How would you like it?
My suggestion of tax-related compensation for HMRC errors or delays is admittedly made slightly tongue-in-cheek.
However, the purpose of this article is to make the point that there is an imbalance between HMRC’s powers to impose a penalty for taxpayer errors, and the remedies available to taxpayers in respect of HMRC errors.
No one is perfect. Everyone makes mistakes, some of which may be careless. The difference between careless taxpayer errors and careless HMRC errors is presently one of financial accountability.
The taxpayers charter (or whatever it is eventually called) provides an excellent opportunity to redress this balance. One could be forgiven for having mistaken the draft charter released for consultation in February as being a charter for HMRC staff rather than for its ‘customers’.

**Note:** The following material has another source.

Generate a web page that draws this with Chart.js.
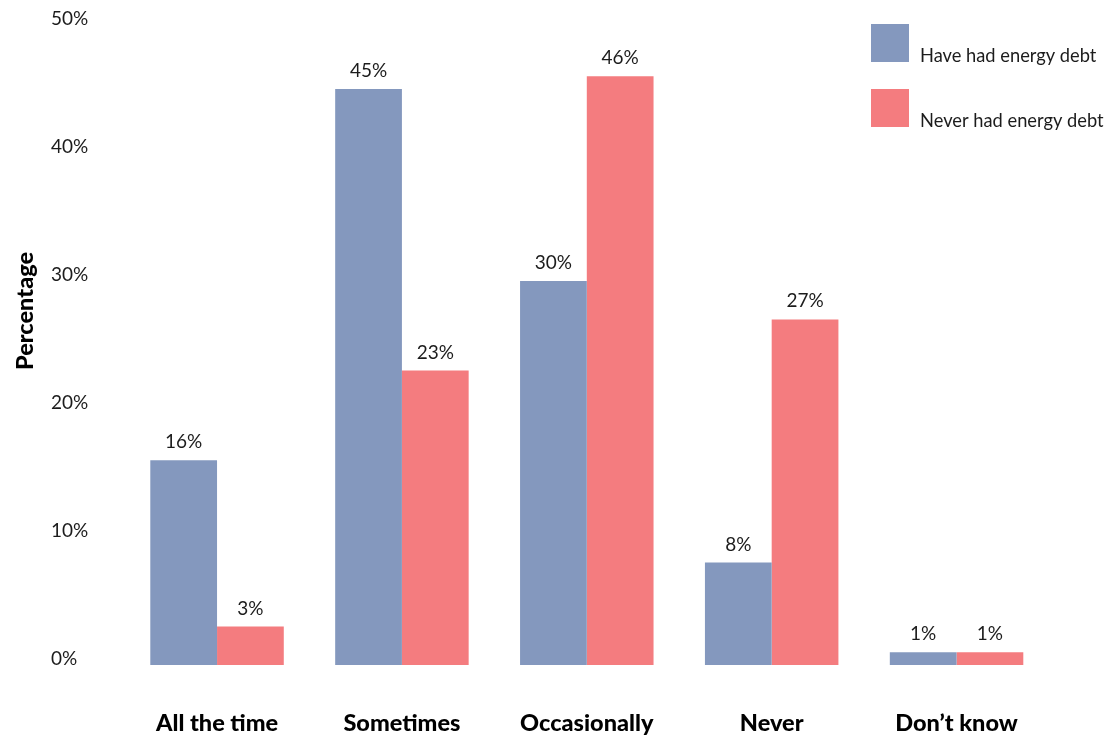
<!DOCTYPE html>
<html>
<head>
<meta charset="utf-8">
<title>Energy debt</title>
<script src="https://cdn.jsdelivr.net/npm/chart.js@4.4.1/dist/chart.umd.min.js"></script>
<style>
  html, body { margin: 0; padding: 0; background: #fff; }
  canvas { display: block; }
</style>
</head>
<body>
<canvas id="g-energia" width="1106" height="735"></canvas>
<script>
const categorias = ['All the time', 'Sometimes', 'Occasionally', 'Never', 'Don\u2019t know'];
const seriesNames = ['Have had energy debt', 'Never had energy debt'];
const haveHad = [16, 45, 30, 8, 1];
const neverHad = [3, 23, 46, 27, 1];
const yTicks = [0, 10, 20, 30, 40, 50];

const azul = '#8498be';
const rojo = '#f47c7f';
const texto = '#1c1c1c';

// etiquetas de valor encima de cada barra
const valueLabels = {
    id: 'valueLabels',
    afterDatasetsDraw(chart) {
        const ctx = chart.ctx;
        ctx.save();
        ctx.font = '19px Lato';
        ctx.fillStyle = texto;
        ctx.textAlign = 'center';
        ctx.textBaseline = 'alphabetic';
        chart.data.datasets.forEach((ds, i) => {
            chart.getDatasetMeta(i).data.forEach((bar, j) => {
                ctx.fillText(ds.data[j] + '%', bar.x, bar.y - 12);
            });
        });
        ctx.restore();
    }
};

// leyenda en la esquina superior derecha, texto alineado al pie del cuadro
const cornerLegend = {
    id: 'cornerLegend',
    afterDraw(chart) {
        const ctx = chart.ctx;
        ctx.save();
        ctx.font = '18.3px Lato';
        ctx.textBaseline = 'alphabetic';
        ctx.textAlign = 'left';
        chart.data.datasets.forEach((ds, i) => {
            const top = 24 + i * 65;
            ctx.fillStyle = ds.backgroundColor;
            ctx.fillRect(871, top, 38, 38);
            ctx.fillStyle = texto;
            ctx.fillText(ds.label, 920, top + 38);
        });
        ctx.restore();
    }
};

// titulo del eje y, girado
const yTitle = {
    id: 'yTitle',
    afterDraw(chart) {
        const ctx = chart.ctx;
        const t = chart.options.scales.y.title;
        ctx.save();
        ctx.translate(25, 311);
        ctx.rotate(-Math.PI / 2);
        ctx.font = '900 23.5px Lato';
        ctx.fillStyle = '#000';
        ctx.textAlign = 'center';
        ctx.textBaseline = 'middle';
        ctx.fillText(t.text, 0, 0);
        ctx.restore();
    }
};

function load() {
    const ctx = document.getElementById('g-energia').getContext('2d');
    const config = {
        type: 'bar',
        data: {
            labels: categorias,
            datasets: [
                { label: seriesNames[0], data: haveHad, backgroundColor: azul },
                { label: seriesNames[1], data: neverHad, backgroundColor: rojo }
            ]
        },
        options: {
            responsive: false,
            animation: false,
            devicePixelRatio: 1,
            layout: { padding: { left: 51, right: 57, top: 25, bottom: 0 } },
            datasets: { bar: { categoryPercentage: 0.722, barPercentage: 1 } },
            plugins: {
                legend: { display: false },
                tooltip: { enabled: false }
            },
            scales: {
                x: {
                    afterFit(scale) { scale.height = 70; },
                    grid: { display: false, drawTicks: false },
                    border: { display: false },
                    ticks: {
                        color: '#000',
                        font: { family: 'Lato', size: 23.5, weight: 900 },
                        padding: 44
                    }
                },
                y: {
                    min: 0,
                    max: 50,
                    afterFit(scale) { scale.width = 73.6; },
                    afterBuildTicks(scale) { scale.ticks = yTicks.map(v => ({ value: v })); },
                    title: { display: false, text: 'Percentage' },
                    grid: { display: false, drawTicks: false },
                    border: { display: false },
                    ticks: {
                        color: texto,
                        font: { family: 'Lato', size: 19 },
                        crossAlign: 'far',
                        labelOffset: -6,
                        callback: v => v + '%'
                    }
                }
            }
        },
        plugins: [valueLabels, cornerLegend, yTitle]
    };
    new Chart(ctx, config);
}

document.addEventListener('DOMContentLoaded', load);
</script>
</body>
</html>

Perhaps the charter should be written by the major professional bodies and other interested parties, rather than by HMRC?
In any event, a recognised compensation regime for HMRC errors would surely give taxpayers a greater sense of justice and fair play. In addition, potentially substantial liabilities to compensation for such errors would no doubt concentrate the mind, and encourage HMRC officers to practise the golden rule when dealing with taxpayer errors.
Editorial note
It is clear from the Finance Bill committee debates that a further draft of the taxpayers charter has been made available to MPs, and we are aware that consultation has been taking place on its contents with the representative bodies. However, at the time this article was being finalised, it had still not yet been released publicly.
Mark McLaughlin CTA (Fellow), ATT, TEP is a tax consultant to professional firms, managing editor of TaxationWeb and general editor of Tottel’s Core Tax Annuals 2009-10.